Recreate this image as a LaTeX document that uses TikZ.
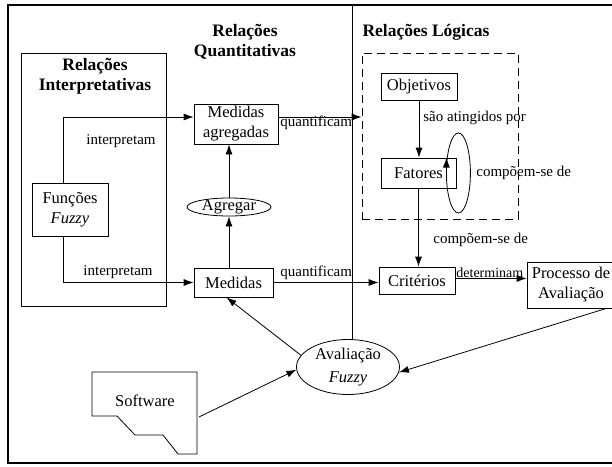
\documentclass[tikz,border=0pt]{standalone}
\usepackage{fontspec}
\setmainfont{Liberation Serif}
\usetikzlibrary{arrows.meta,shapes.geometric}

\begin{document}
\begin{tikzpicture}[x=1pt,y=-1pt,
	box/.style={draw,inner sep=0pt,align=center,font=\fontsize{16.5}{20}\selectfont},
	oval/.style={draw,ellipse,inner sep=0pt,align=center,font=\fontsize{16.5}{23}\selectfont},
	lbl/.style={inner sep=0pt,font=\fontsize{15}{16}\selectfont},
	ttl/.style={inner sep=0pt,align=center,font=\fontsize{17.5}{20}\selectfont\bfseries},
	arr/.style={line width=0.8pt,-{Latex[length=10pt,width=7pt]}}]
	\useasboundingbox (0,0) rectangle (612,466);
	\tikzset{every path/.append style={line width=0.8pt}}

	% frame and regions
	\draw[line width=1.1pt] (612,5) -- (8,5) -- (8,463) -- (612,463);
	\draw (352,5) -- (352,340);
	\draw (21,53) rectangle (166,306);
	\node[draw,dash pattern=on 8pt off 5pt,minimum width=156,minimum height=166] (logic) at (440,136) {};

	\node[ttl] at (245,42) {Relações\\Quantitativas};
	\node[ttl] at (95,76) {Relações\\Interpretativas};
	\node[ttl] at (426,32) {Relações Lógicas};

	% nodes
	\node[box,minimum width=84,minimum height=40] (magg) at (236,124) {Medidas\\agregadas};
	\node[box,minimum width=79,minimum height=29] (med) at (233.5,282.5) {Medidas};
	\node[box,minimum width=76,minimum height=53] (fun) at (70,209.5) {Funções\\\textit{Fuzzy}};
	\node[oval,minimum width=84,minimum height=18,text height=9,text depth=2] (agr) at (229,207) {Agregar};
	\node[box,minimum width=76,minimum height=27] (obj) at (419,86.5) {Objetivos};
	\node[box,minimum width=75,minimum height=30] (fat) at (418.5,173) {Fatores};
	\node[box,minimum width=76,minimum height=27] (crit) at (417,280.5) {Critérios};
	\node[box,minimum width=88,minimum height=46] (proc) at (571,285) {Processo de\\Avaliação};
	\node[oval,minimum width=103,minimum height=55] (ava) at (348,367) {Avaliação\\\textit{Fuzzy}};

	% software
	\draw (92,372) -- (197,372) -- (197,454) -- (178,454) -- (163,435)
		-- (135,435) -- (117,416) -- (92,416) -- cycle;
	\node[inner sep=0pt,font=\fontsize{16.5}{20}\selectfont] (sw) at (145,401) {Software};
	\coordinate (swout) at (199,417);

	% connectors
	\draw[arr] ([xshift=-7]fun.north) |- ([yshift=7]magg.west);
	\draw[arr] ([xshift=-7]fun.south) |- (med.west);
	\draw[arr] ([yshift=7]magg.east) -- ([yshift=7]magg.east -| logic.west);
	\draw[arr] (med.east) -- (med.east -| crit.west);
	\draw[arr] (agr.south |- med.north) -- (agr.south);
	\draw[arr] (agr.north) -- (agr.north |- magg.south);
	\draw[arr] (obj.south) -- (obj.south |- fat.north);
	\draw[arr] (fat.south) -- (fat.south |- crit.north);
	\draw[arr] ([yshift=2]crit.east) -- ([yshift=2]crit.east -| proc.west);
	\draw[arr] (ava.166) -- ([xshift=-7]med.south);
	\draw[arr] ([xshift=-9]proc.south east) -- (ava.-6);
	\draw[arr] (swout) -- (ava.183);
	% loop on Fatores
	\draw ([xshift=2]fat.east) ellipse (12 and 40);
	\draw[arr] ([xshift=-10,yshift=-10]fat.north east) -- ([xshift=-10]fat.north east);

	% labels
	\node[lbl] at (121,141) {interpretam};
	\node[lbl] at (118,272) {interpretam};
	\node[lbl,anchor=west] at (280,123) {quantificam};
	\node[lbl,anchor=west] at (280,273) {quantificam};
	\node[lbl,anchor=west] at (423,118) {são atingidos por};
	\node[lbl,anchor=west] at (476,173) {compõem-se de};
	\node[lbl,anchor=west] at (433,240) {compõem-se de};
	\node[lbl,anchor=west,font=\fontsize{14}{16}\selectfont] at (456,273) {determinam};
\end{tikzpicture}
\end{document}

------------------------

Brief
Write out each line again precisely as it appears, skipping every picture.

Solution
Recreate this image as a LaTeX document that uses TikZ.
\documentclass[tikz,border=0pt]{standalone}
\usepackage{fontspec}
\setmainfont{Liberation Serif}
\usetikzlibrary{arrows.meta,shapes.geometric}

\begin{document}
\begin{tikzpicture}[x=1pt,y=-1pt,
	box/.style={draw,inner sep=0pt,align=center,font=\fontsize{16.5}{20}\selectfont},
	oval/.style={draw,ellipse,inner sep=0pt,align=center,font=\fontsize{16.5}{23}\selectfont},
	lbl/.style={inner sep=0pt,font=\fontsize{15}{16}\selectfont},
	ttl/.style={inner sep=0pt,align=center,font=\fontsize{17.5}{20}\selectfont\bfseries},
	arr/.style={line width=0.8pt,-{Latex[length=10pt,width=7pt]}}]
	\useasboundingbox (0,0) rectangle (612,466);
	\tikzset{every path/.append style={line width=0.8pt}}

	% frame and regions
	\draw[line width=1.1pt] (612,5) -- (8,5) -- (8,463) -- (612,463);
	\draw (352,5) -- (352,340);
	\draw (21,53) rectangle (166,306);
	\node[draw,dash pattern=on 8pt off 5pt,minimum width=156,minimum height=166] (logic) at (440,136) {};

	\node[ttl] at (245,42) {Relações\\Quantitativas};
	\node[ttl] at (95,76) {Relações\\Interpretativas};
	\node[ttl] at (426,32) {Relações Lógicas};

	% nodes
	\node[box,minimum width=84,minimum height=40] (magg) at (236,124) {Medidas\\agregadas};
	\node[box,minimum width=79,minimum height=29] (med) at (233.5,282.5) {Medidas};
	\node[box,minimum width=76,minimum height=53] (fun) at (70,209.5) {Funções\\\textit{Fuzzy}};
	\node[oval,minimum width=84,minimum height=18,text height=9,text depth=2] (agr) at (229,207) {Agregar};
	\node[box,minimum width=76,minimum height=27] (obj) at (419,86.5) {Objetivos};
	\node[box,minimum width=75,minimum height=30] (fat) at (418.5,173) {Fatores};
	\node[box,minimum width=76,minimum height=27] (crit) at (417,280.5) {Critérios};
	\node[box,minimum width=88,minimum height=46] (proc) at (571,285) {Processo de\\Avaliação};
	\node[oval,minimum width=103,minimum height=55] (ava) at (348,367) {Avaliação\\\textit{Fuzzy}};

	% software
	\draw (92,372) -- (197,372) -- (197,454) -- (178,454) -- (163,435)
		-- (135,435) -- (117,416) -- (92,416) -- cycle;
	\node[inner sep=0pt,font=\fontsize{16.5}{20}\selectfont] (sw) at (145,401) {Software};
	\coordinate (swout) at (199,417);

	% connectors
	\draw[arr] ([xshift=-7]fun.north) |- ([yshift=7]magg.west);
	\draw[arr] ([xshift=-7]fun.south) |- (med.west);
	\draw[arr] ([yshift=7]magg.east) -- ([yshift=7]magg.east -| logic.west);
	\draw[arr] (med.east) -- (med.east -| crit.west);
	\draw[arr] (agr.south |- med.north) -- (agr.south);
	\draw[arr] (agr.north) -- (agr.north |- magg.south);
	\draw[arr] (obj.south) -- (obj.south |- fat.north);
	\draw[arr] (fat.south) -- (fat.south |- crit.north);
	\draw[arr] ([yshift=2]crit.east) -- ([yshift=2]crit.east -| proc.west);
	\draw[arr] (ava.166) -- ([xshift=-7]med.south);
	\draw[arr] ([xshift=-9]proc.south east) -- (ava.-6);
	\draw[arr] (swout) -- (ava.183);
	% loop on Fatores
	\draw ([xshift=2]fat.east) ellipse (12 and 40);
	\draw[arr] ([xshift=-10,yshift=-10]fat.north east) -- ([xshift=-10]fat.north east);

	% labels
	\node[lbl] at (121,141) {interpretam};
	\node[lbl] at (118,272) {interpretam};
	\node[lbl,anchor=west] at (280,123) {quantificam};
	\node[lbl,anchor=west] at (280,273) {quantificam};
	\node[lbl,anchor=west] at (423,118) {são atingidos por};
	\node[lbl,anchor=west] at (476,173) {compõem-se de};
	\node[lbl,anchor=west] at (433,240) {compõem-se de};
	\node[lbl,anchor=west,font=\fontsize{14}{16}\selectfont] at (456,273) {determinam};
\end{tikzpicture}
\end{document}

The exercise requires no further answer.